2.6 Work in Progress - Human interpretability

This methodology is currently under development. The principle is to alter the message passing between agents to be human interpretable. This can take the form of an image related to the task, such as the features to look for e.g. the task is looking for a dog so the communicated message contains a nose and floppy ears. This can be injected into the convolutional kernels or concatenated downstream. It is also possible that the message passing can be human language. This would require the message to contain all relevant information to complete the task.

3 Experiments and Results

3.1 Examining the effect of actor overlap

The variable rar_{a}, controlling the ratio of examples in which an agent is not a contextualiser but can be an actor is explored in Fig, 3. As the amount of ’information sharing’ increases so does the classification accuracy on unseen data. This displays that interaction between agents is key to generating a generalised communication. This is most evident when there is no sharing and the performance does not increase above random chance.

Refer to caption
Figure 3: Classification accuracy on unseen data across all agents for n=3 truth table size. The number of example that are contextulised by an agent is fixed and the parameter rar_{a}, determining the number of examples that an agent is an actor for but not a contextualiser, is investigated. It can be seen that as the number of ’taught’ examples increased the generalisation of the communication also increases, tending towards 100% testing accuracy.

4 Discussion and Limitations

This work forms a position paper displaying the potential for increasing abstract message passing between agents compared to the current literature. It has been displayed for communicating information about a family of tasks and has been shown to generalise outside of tasks an agent is trained on.

There is still much work to do in imbuing this communication channel with human interpretable messages but this is a stepping stone in that direction and a signpost for future endeavours.

With the novel transition in this work of EmCom from communicating a label to communicating task information, the language is a higher level of abstraction and more focused on function.

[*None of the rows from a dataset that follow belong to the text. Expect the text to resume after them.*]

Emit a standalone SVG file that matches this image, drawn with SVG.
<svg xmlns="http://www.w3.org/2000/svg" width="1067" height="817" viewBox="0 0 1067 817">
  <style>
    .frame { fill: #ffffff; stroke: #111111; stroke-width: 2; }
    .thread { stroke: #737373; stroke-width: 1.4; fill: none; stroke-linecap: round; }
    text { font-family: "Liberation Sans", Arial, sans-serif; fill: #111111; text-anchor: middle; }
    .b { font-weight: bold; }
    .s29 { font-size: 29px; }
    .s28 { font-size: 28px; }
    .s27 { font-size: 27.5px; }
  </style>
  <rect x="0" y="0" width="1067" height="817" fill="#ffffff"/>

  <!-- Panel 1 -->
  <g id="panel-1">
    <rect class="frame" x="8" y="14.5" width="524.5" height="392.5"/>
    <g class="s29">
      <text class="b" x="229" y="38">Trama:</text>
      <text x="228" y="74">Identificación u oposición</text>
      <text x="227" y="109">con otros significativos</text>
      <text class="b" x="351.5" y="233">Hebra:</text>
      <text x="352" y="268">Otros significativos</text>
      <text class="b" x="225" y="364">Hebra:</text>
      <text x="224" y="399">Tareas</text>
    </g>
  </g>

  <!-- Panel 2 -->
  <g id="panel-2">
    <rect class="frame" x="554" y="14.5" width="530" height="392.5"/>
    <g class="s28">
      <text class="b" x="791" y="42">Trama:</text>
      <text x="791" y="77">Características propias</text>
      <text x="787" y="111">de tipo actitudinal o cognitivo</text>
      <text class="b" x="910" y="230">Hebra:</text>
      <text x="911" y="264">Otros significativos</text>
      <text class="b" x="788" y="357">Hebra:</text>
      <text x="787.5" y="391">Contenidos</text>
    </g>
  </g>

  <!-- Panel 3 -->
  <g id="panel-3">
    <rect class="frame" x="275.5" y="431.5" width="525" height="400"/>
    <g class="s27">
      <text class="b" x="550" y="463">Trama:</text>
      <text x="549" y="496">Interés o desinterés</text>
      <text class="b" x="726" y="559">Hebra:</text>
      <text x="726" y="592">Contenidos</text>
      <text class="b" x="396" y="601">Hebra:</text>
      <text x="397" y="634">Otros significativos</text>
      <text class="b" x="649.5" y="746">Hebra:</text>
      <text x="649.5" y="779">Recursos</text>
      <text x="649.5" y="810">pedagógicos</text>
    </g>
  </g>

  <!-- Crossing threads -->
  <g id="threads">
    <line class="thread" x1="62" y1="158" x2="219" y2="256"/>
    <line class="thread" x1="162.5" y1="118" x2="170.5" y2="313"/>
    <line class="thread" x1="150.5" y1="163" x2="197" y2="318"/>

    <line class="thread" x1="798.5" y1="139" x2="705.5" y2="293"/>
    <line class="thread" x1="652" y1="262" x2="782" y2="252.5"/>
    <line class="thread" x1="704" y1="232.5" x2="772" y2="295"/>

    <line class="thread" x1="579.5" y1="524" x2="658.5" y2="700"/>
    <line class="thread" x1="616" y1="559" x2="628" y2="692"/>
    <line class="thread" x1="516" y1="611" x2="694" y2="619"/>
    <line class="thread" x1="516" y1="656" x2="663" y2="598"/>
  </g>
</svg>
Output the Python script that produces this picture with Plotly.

It has already been proven that languages can emerge which generalise beyond training data Mu and Goodman [2021], ?. This naturally leads to networks which can generalise across tasks, given the appropriate context. This can allow training data to remain proprietary whilst still sharing learnt information with another network. It can enable distributed learning, as many agents can go off and learn different tasks and return with their understanding. Obvious extensions to transfer learning exist due to the task independent nature of the language. There is also reason to believe that embedding such causal grounding in LLMs will help alleviate problems such as hallucinations and mistakes with trivial request like simple maths. This is because the framework will remove the sole dependence on the statistical regularities of text and instead reposition the text as a medium with which the task can be understood. When this condition is met the initial contextualiser in the EmCom framework can be replaced with a human, and the actor can then be harnessed as a generalised task solver.